The Logic Behind the Correlation Bot

Instead of just staring at charts, we can use “Vibe Coding” to orchestrate an AI-driven analysis. You don’t need to be a syntax wizard; you just need to understand the logic flow. Here is how a professional correlation-tracking algorithm works under the hood:

1. Data Harvesting (The Foundation)

First, the system connects to global financial APIs (like Alpaca for stocks and CCXT for crypto). It fetches the “Adjusted Closing Price” for both Bitcoin (BTC/USD) and the Nasdaq-100 (QQQ) over a specific period—let’s say the last 180 days.

2. Time-Series Alignment

Stocks and Crypto have different heartbeats.
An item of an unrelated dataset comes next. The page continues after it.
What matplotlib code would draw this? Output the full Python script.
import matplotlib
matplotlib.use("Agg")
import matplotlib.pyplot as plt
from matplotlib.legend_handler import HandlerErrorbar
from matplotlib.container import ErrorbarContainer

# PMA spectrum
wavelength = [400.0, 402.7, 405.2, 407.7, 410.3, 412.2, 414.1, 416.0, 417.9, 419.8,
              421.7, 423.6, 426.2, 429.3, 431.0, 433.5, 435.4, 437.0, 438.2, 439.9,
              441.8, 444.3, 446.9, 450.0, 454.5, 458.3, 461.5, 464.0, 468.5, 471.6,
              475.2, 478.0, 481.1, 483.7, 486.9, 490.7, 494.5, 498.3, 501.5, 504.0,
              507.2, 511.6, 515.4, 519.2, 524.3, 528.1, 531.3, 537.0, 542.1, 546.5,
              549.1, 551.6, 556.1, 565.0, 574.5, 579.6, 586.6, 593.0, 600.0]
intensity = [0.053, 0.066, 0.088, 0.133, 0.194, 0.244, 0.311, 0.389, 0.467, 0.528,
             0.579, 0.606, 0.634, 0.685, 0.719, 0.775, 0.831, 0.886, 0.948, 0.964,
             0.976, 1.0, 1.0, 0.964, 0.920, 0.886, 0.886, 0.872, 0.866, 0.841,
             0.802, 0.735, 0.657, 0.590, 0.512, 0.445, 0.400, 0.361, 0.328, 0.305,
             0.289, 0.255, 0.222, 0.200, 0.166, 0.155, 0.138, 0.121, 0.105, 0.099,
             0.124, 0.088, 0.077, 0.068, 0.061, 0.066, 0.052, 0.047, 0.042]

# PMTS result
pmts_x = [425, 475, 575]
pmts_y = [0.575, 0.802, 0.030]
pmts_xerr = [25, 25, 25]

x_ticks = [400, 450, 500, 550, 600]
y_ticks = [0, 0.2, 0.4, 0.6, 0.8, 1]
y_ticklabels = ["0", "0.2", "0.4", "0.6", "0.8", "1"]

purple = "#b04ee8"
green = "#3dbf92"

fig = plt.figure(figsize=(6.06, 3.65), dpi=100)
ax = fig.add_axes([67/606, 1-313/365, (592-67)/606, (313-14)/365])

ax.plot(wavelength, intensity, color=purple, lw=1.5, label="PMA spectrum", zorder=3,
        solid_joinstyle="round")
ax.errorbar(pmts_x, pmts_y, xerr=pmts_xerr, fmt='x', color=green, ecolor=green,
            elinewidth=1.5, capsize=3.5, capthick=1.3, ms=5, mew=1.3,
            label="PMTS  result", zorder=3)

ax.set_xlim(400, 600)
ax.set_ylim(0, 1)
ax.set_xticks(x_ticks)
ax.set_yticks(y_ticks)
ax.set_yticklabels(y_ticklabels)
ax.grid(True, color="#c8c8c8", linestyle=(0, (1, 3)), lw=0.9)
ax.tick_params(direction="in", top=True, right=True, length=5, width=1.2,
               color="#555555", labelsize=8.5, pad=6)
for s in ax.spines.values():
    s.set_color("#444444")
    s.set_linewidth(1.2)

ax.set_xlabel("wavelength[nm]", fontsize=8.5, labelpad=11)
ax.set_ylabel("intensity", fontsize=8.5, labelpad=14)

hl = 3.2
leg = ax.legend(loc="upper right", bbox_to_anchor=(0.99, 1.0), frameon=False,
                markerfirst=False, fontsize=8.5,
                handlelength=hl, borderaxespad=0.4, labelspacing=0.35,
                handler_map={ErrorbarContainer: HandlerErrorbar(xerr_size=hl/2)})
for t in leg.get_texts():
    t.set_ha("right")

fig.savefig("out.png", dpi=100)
Crypto trades 24/7, while the Nasdaq only trades on weekdays during US market hours. The logic must “align” these datasets by filtering the crypto data to match the stock market’s opening days, ensuring we are comparing apples to apples.
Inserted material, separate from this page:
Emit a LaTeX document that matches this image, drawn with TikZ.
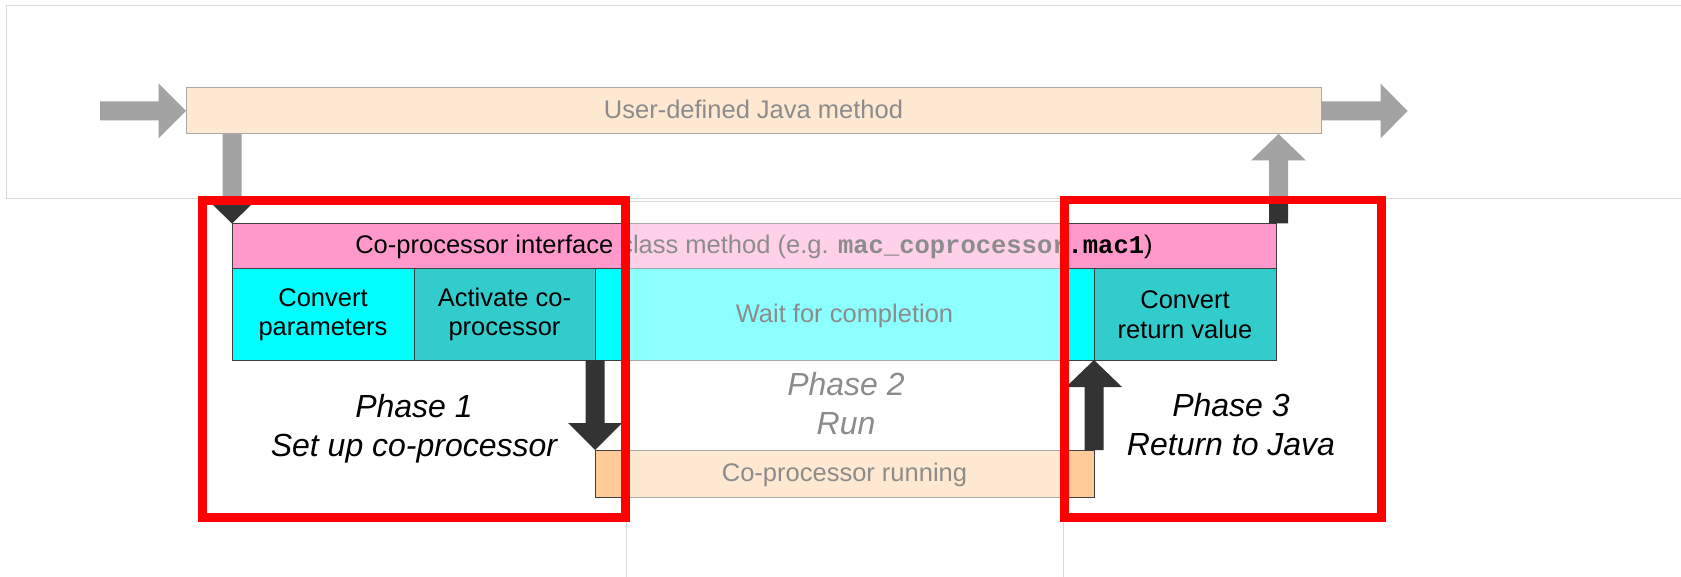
\documentclass[tikz,border=0pt]{standalone}
\usepackage{fontspec}
\setmainfont{Liberation Sans}
\newfontfamily\codefont{Liberation Mono}
\usetikzlibrary{calc}

\definecolor{ink}{HTML}{333333}
\definecolor{edge}{HTML}{404040}
\definecolor{peach}{HTML}{FFCC99}
\definecolor{rose}{HTML}{FF99CC}
\definecolor{aqua}{HTML}{00FFFF}
\definecolor{seafoam}{HTML}{33CCCC}
\definecolor{veil}{HTML}{D9D9D9}
\definecolor{framered}{HTML}{FF0000}

% block arrow: #1 fill, #2 from, #3 to, #4 shaft half width, #5 head half width, #6 head length
\newcommand\blockarrow[6]{%
  \path ($(#3)!#6!(#2)$) coordinate (ba-neck);
  \fill[#1] ($(#2)!#4!90:(#3)$) -- ($(ba-neck)!#4!90:(#3)$) -- ($(ba-neck)!#5!90:(#3)$)
    -- (#3) -- ($(ba-neck)!#5!-90:(#3)$) -- ($(ba-neck)!#4!-90:(#3)$)
    -- ($(#2)!#4!-90:(#3)$) -- cycle;}

\begin{document}
\begin{tikzpicture}[x=1pt,y=-1pt,
  box/.style={draw=edge, line width=1pt, inner sep=0pt, outer sep=0pt,
    anchor=north west, font=\fontsize{25.5}{29.5}\selectfont, align=center},
  oneline/.style={text height=20.4pt, text depth=5.1pt},
  phase/.style={font=\fontsize{32}{39}\selectfont\itshape, align=center, inner sep=0pt},
  veilbox/.style={fill=white, fill opacity=0.55, draw=veil, line width=1pt},
  redframe/.style={draw=framered, line width=8.5pt},
]
\useasboundingbox (0,0) rectangle (1681,577);
\fill[white] (0,0) rectangle (1681,577);

% Java level
\node[box, fill=peach, minimum width=1135pt, minimum height=46pt, oneline]
  (java) at (186,88) {User-defined Java method};

% interface method and its steps
\node[box, fill=rose, minimum width=1044pt, minimum height=45.5pt, oneline]
  (iface) at (232,223.5)
  {Co-processor interface class method (e.g. {\codefont\bfseries mac\_coprocessor.mac1})};
\node[box, fill=aqua, minimum width=182pt, minimum height=91pt]
  (conv) at (232,269) {Convert\\parameters};
\node[box, fill=seafoam, minimum width=181pt, minimum height=91pt]
  (act) at (414,269) {Activate co-\\processor};
\node[box, fill=aqua, minimum width=499pt, minimum height=91pt, oneline]
  (wait) at (595,269) {Wait for completion};
\node[box, fill=seafoam, minimum width=182pt, minimum height=91pt]
  (ret) at (1094,269) {Convert\\return value};
\node[box, fill=peach, minimum width=499pt, minimum height=47pt, oneline]
  (run) at (595,450) {Co-processor running};

% phase captions
\node[phase] (ph1) at (414,429.2) {Phase 1\\Set up co-processor};
\node[phase] (ph2) at (846,403.8) {Phase 2\\Run};
\node[phase] (ph3) at (1231,424.8) {Phase 3\\Return to Java};

% control flow
\coordinate (inStart) at (100,111);
\coordinate (outEnd) at (1407.5,111);
\coordinate (callTop) at (java.south -| iface.north west);
\coordinate (retBase) at ($(iface.north east)+(2.5,0)$);
\coordinate (retTop) at (retBase |- java.south);

\blockarrow{ink}{inStart}{java.west}{9.5pt}{27.5pt}{27.5pt}
\blockarrow{ink}{java.east}{outEnd}{9.5pt}{27.5pt}{27pt}
\blockarrow{ink}{callTop}{iface.north west}{9.5pt}{20.5pt}{20pt}
\blockarrow{ink}{retBase}{retTop}{9.5pt}{27.5pt}{26.5pt}
\blockarrow{ink}{act.south east}{run.north west}{9.5pt}{27pt}{27pt}
\blockarrow{ink}{run.north east}{ret.south west}{9.5pt}{28pt}{27pt}

% faded regions
\path[veilbox] (6.5,5.7) rectangle (1720,199);
\path[veilbox] (626.5,201.5) rectangle (1063.5,620);

% phase frames
\draw[redframe] (202.5,200.5) rectangle (625.5,517.5);
\draw[redframe] (1064.5,200) rectangle (1381.5,517.5);
\end{tikzpicture}
\end{document}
3. Calculating Percentage Returns

We don’t compare the raw price (e.g., $60,000 vs $400). Instead, the algorithm calculates the daily percentage change. This tells us the “momentum” of each asset.

4. The “Rolling” Correlation Formula

This is the secret sauce. A single correlation number for a whole year is useless because markets change. We use a 30-day Rolling Window.
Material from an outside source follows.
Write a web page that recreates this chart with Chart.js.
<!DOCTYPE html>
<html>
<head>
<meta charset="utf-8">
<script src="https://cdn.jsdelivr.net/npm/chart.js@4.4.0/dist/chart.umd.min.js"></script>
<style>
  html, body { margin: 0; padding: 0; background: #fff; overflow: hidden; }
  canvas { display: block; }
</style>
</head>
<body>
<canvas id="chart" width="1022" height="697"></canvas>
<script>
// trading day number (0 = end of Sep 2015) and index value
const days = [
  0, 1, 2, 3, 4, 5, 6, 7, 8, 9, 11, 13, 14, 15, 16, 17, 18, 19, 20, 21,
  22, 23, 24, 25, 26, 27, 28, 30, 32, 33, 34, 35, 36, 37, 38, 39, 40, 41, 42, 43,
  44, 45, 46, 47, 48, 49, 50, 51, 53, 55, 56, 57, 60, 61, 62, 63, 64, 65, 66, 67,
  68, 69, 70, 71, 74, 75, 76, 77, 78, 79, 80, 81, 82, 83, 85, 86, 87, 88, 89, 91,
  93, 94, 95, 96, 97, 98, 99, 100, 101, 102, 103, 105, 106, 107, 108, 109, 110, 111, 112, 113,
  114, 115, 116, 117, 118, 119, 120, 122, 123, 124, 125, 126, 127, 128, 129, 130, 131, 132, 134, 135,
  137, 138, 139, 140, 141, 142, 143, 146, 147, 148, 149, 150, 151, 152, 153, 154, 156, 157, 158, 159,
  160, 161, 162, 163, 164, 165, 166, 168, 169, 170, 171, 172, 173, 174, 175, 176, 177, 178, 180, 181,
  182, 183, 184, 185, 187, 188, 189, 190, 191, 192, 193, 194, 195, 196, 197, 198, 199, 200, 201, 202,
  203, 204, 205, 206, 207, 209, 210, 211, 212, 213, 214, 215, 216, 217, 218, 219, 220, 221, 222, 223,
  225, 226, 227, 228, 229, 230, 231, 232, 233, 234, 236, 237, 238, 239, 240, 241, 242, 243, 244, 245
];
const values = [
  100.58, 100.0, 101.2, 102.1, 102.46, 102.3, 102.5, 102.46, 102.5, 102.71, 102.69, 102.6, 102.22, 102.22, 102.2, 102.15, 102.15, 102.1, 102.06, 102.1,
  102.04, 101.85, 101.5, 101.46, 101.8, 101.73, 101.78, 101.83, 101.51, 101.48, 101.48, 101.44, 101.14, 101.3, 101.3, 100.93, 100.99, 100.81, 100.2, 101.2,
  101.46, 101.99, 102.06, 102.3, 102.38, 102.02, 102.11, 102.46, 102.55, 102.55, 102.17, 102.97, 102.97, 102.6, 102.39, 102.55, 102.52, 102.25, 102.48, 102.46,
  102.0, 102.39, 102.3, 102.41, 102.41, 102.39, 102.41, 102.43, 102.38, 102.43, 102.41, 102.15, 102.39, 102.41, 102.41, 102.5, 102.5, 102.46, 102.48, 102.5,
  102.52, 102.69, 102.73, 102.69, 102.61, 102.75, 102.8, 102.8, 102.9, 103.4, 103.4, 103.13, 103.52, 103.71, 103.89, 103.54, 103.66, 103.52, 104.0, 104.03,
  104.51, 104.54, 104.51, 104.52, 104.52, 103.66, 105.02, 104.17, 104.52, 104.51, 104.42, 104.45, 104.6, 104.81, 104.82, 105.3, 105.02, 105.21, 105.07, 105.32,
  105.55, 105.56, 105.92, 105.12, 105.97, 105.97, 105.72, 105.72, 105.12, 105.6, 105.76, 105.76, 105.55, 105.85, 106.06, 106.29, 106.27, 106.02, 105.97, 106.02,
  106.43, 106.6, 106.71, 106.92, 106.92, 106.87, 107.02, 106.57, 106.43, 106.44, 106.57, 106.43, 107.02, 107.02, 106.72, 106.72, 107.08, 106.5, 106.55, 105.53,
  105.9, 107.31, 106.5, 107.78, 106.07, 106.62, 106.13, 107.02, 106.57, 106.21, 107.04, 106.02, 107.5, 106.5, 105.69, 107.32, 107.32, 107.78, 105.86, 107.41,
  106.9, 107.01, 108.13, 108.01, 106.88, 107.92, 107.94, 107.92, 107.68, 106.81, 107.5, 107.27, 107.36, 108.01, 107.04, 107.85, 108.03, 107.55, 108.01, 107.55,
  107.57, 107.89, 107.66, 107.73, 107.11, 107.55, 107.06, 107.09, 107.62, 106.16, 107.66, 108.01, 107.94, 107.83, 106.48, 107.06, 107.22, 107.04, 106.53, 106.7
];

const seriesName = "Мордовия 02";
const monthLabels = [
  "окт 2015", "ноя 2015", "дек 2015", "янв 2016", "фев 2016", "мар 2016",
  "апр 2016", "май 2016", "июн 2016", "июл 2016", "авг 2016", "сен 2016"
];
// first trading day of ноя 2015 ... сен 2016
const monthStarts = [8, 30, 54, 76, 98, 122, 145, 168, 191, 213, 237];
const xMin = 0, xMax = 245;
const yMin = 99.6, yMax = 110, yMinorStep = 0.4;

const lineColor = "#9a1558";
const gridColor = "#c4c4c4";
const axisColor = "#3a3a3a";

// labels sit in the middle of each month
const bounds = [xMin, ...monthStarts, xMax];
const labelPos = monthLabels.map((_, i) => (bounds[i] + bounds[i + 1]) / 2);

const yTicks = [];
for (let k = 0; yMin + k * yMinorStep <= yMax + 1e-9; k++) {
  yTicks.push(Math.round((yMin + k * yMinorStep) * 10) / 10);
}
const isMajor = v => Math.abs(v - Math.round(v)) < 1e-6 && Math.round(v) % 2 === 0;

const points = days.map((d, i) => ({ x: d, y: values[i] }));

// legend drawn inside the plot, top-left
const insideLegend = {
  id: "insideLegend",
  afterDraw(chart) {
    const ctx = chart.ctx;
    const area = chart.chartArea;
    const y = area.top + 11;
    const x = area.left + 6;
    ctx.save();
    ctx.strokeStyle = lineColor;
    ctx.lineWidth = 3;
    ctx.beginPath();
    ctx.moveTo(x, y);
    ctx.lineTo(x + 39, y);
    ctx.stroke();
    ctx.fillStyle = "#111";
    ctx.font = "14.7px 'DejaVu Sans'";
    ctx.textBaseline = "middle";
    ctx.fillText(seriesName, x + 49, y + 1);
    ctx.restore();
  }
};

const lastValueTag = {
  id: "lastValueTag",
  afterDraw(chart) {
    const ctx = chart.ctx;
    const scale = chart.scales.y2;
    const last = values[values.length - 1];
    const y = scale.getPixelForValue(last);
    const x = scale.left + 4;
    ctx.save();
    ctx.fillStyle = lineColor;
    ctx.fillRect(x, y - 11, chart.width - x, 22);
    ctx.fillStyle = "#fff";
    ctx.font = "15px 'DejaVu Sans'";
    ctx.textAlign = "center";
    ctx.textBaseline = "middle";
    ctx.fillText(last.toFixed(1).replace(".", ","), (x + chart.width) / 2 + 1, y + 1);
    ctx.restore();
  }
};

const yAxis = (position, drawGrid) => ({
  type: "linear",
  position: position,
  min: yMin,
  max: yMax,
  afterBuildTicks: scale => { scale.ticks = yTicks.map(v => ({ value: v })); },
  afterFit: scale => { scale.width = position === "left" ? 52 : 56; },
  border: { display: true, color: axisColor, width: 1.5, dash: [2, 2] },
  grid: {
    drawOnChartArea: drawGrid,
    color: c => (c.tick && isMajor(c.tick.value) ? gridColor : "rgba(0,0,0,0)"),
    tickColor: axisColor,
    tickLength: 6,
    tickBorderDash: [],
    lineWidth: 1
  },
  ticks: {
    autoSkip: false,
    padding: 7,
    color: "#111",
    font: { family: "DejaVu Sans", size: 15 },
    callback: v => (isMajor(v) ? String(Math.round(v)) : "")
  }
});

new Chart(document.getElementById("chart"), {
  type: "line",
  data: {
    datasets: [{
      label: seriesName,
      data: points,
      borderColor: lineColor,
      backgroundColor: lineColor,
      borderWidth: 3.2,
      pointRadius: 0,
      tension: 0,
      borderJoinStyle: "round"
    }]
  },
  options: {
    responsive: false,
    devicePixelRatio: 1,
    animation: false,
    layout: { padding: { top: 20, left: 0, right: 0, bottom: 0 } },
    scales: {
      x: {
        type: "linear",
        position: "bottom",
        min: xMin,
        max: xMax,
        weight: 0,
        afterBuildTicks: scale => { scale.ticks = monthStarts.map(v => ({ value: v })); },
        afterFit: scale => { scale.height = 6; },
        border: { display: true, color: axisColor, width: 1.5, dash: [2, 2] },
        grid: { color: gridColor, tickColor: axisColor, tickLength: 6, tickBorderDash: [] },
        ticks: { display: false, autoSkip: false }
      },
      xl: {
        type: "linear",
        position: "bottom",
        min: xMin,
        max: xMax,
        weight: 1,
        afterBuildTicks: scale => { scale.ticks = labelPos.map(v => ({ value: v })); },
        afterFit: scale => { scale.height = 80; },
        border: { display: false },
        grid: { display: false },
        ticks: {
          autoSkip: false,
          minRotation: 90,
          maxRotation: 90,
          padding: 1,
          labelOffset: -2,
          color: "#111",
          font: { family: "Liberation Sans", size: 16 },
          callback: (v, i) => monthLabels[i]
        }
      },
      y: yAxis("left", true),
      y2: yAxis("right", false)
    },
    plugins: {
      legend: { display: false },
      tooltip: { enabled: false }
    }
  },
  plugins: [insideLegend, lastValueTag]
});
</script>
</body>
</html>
  • The algorithm looks at the last 30 days and calculates a Pearson Correlation Coefficient (a number between -1 and +1).
  • +1.0: Perfect Synchronization (Moving in lockstep).
  • 0.0: No Relationship (Total chaos).
  • -1.0: Perfect Inverse (One goes up, the other goes down).

5. Defensive “Antigravity” Logic

Once we have the correlation score, we apply safety rules:

  • The Exposure Filter: If the correlation is above 0.7, the bot recognizes that diversifying into both BTC and Nasdaq is actually not diversifying—it’s doubling down on the same risk.
  • The Rate Limit Safeguard: The bot checks the API’s health every 60 seconds. If the data provider lags, the bot enters a “Safe Sleep” mode to prevent making decisions based on stale prices.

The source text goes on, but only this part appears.